-- Given information --
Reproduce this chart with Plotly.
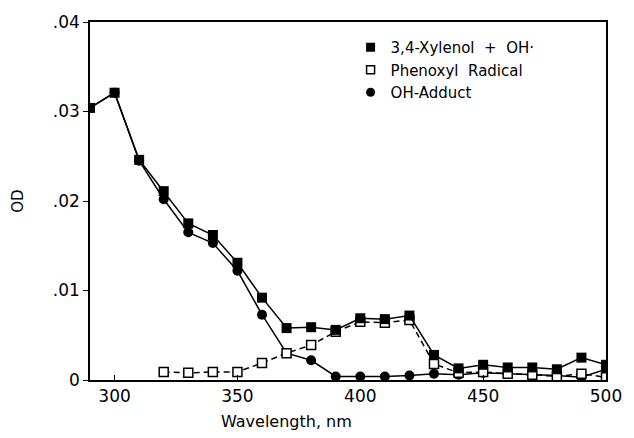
import plotly.graph_objects as go

wl = [290, 300, 310, 320, 330, 340, 350, 360, 370, 380, 390,
      400, 410, 420, 430, 440, 450, 460, 470, 480, 490, 500]
xylenol = [0.0304, 0.0321, 0.0246, 0.0211, 0.0175, 0.0162, 0.0131, 0.0092, 0.0058, 0.0059, 0.0056,
           0.0069, 0.0068, 0.0072, 0.0028, 0.0013, 0.0017, 0.0014, 0.0014, 0.0012, 0.0025, 0.0017]
adduct = [0.0304, 0.0321, 0.0245, 0.0202, 0.0165, 0.0153, 0.0122, 0.0073, 0.0030, 0.0022, 0.0004,
          0.0004, 0.0004, 0.0005, 0.0007, 0.0006, 0.0008, 0.0007, 0.0006, 0.0005, 0.0003, 0.0012]
wl_phen = [320, 330, 340, 350, 360, 370, 380, 390, 400, 410, 420,
           430, 440, 450, 460, 470, 480, 490, 500]
phenoxyl = [0.0009, 0.0008, 0.0009, 0.0009, 0.0019, 0.0030, 0.0039, 0.0054, 0.0065, 0.0064, 0.0067,
            0.0018, 0.0008, 0.0009, 0.0007, 0.0006, 0.0004, 0.0007, 0.0003]

names = ["3,4-Xylenol  +  OH·", "Phenoxyl  Radical", "OH-Adduct"]
x_ticks = [300, 350, 400, 450, 500]
y_ticks = [0, 0.01, 0.02, 0.03, 0.04]
y_ticktext = ["0", ".01", ".02", ".03", ".04"]

FONT = "DejaVu Sans"
fig = go.Figure()
line = dict(color="black", width=1.5)

fig.add_trace(go.Scatter(x=wl, y=adduct, mode="lines+markers", line=line,
                         marker=dict(symbol="circle", size=10, color="black"), showlegend=False))
fig.add_trace(go.Scatter(x=wl_phen, y=phenoxyl, mode="lines+markers",
                         line=dict(color="black", width=1.5, dash="6px,4px"),
                         marker=dict(symbol="square", size=9, color="white",
                                     line=dict(color="black", width=1.5)), showlegend=False))
fig.add_trace(go.Scatter(x=wl, y=xylenol, mode="lines+markers", line=line,
                         marker=dict(symbol="square", size=10, color="black"), showlegend=False))

# legend-only entries (markers only)
fig.add_trace(go.Scatter(x=[None], y=[None], mode="markers", name=names[0],
                         marker=dict(symbol="square", size=9, color="black")))
fig.add_trace(go.Scatter(x=[None], y=[None], mode="markers", name=names[1],
                         marker=dict(symbol="square", size=8, color="white",
                                     line=dict(color="black", width=1.5))))
fig.add_trace(go.Scatter(x=[None], y=[None], mode="markers", name=names[2],
                         marker=dict(symbol="circle", size=9, color="black")))

fig.update_layout(
    width=634, height=438,
    margin=dict(l=90, r=22, t=21, b=58),
    paper_bgcolor="white", plot_bgcolor="white",
    font=dict(family=FONT, size=16, color="black"),
    legend=dict(x=0.505, y=0.975, xanchor="left", yanchor="top",
                bgcolor="rgba(0,0,0,0)", font=dict(size=15), itemwidth=30,
                tracegroupgap=0),
    xaxis=dict(range=[290, 500], tickvals=x_ticks, ticks="inside", ticklen=5,
               showgrid=False, zeroline=False, showline=True, linecolor="black",
               linewidth=1.5, mirror=True, tickcolor="black",
               tickfont=dict(size=17)),
    yaxis=dict(range=[0, 0.04], tickvals=y_ticks, ticktext=y_ticktext,
               ticks="outside", ticklen=5, showgrid=False, zeroline=False,
               showline=True, linecolor="black", linewidth=1.5, mirror=True,
               tickcolor="black", tickfont=dict(size=17),
               title=dict(text="OD", standoff=26, font=dict(size=15))),
    annotations=[dict(text="Wavelength, nm", xref="paper", yref="paper",
                      x=0.381, y=-0.115, xanchor="center", yanchor="middle",
                      showarrow=False, font=dict(size=16))],
)

fig.write_html("out.html")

-- Problem to work on --
Give every line back word for word and leave the pictures out.

-- Reply --
Reproduce this chart with Plotly.
import plotly.graph_objects as go

wl = [290, 300, 310, 320, 330, 340, 350, 360, 370, 380, 390,
      400, 410, 420, 430, 440, 450, 460, 470, 480, 490, 500]
xylenol = [0.0304, 0.0321, 0.0246, 0.0211, 0.0175, 0.0162, 0.0131, 0.0092, 0.0058, 0.0059, 0.0056,
           0.0069, 0.0068, 0.0072, 0.0028, 0.0013, 0.0017, 0.0014, 0.0014, 0.0012, 0.0025, 0.0017]
adduct = [0.0304, 0.0321, 0.0245, 0.0202, 0.0165, 0.0153, 0.0122, 0.0073, 0.0030, 0.0022, 0.0004,
          0.0004, 0.0004, 0.0005, 0.0007, 0.0006, 0.0008, 0.0007, 0.0006, 0.0005, 0.0003, 0.0012]
wl_phen = [320, 330, 340, 350, 360, 370, 380, 390, 400, 410, 420,
           430, 440, 450, 460, 470, 480, 490, 500]
phenoxyl = [0.0009, 0.0008, 0.0009, 0.0009, 0.0019, 0.0030, 0.0039, 0.0054, 0.0065, 0.0064, 0.0067,
            0.0018, 0.0008, 0.0009, 0.0007, 0.0006, 0.0004, 0.0007, 0.0003]

names = ["3,4-Xylenol  +  OH·", "Phenoxyl  Radical", "OH-Adduct"]
x_ticks = [300, 350, 400, 450, 500]
y_ticks = [0, 0.01, 0.02, 0.03, 0.04]
y_ticktext = ["0", ".01", ".02", ".03", ".04"]

FONT = "DejaVu Sans"
fig = go.Figure()
line = dict(color="black", width=1.5)

fig.add_trace(go.Scatter(x=wl, y=adduct, mode="lines+markers", line=line,
                         marker=dict(symbol="circle", size=10, color="black"), showlegend=False))
fig.add_trace(go.Scatter(x=wl_phen, y=phenoxyl, mode="lines+markers",
                         line=dict(color="black", width=1.5, dash="6px,4px"),
                         marker=dict(symbol="square", size=9, color="white",
                                     line=dict(color="black", width=1.5)), showlegend=False))
fig.add_trace(go.Scatter(x=wl, y=xylenol, mode="lines+markers", line=line,
                         marker=dict(symbol="square", size=10, color="black"), showlegend=False))

# legend-only entries (markers only)
fig.add_trace(go.Scatter(x=[None], y=[None], mode="markers", name=names[0],
                         marker=dict(symbol="square", size=9, color="black")))
fig.add_trace(go.Scatter(x=[None], y=[None], mode="markers", name=names[1],
                         marker=dict(symbol="square", size=8, color="white",
                                     line=dict(color="black", width=1.5))))
fig.add_trace(go.Scatter(x=[None], y=[None], mode="markers", name=names[2],
                         marker=dict(symbol="circle", size=9, color="black")))

fig.update_layout(
    width=634, height=438,
    margin=dict(l=90, r=22, t=21, b=58),
    paper_bgcolor="white", plot_bgcolor="white",
    font=dict(family=FONT, size=16, color="black"),
    legend=dict(x=0.505, y=0.975, xanchor="left", yanchor="top",
                bgcolor="rgba(0,0,0,0)", font=dict(size=15), itemwidth=30,
                tracegroupgap=0),
    xaxis=dict(range=[290, 500], tickvals=x_ticks, ticks="inside", ticklen=5,
               showgrid=False, zeroline=False, showline=True, linecolor="black",
               linewidth=1.5, mirror=True, tickcolor="black",
               tickfont=dict(size=17)),
    yaxis=dict(range=[0, 0.04], tickvals=y_ticks, ticktext=y_ticktext,
               ticks="outside", ticklen=5, showgrid=False, zeroline=False,
               showline=True, linecolor="black", linewidth=1.5, mirror=True,
               tickcolor="black", tickfont=dict(size=17),
               title=dict(text="OD", standoff=26, font=dict(size=15))),
    annotations=[dict(text="Wavelength, nm", xref="paper", yref="paper",
                      x=0.381, y=-0.115, xanchor="center", yanchor="middle",
                      showarrow=False, font=dict(size=16))],
)

fig.write_html("out.html")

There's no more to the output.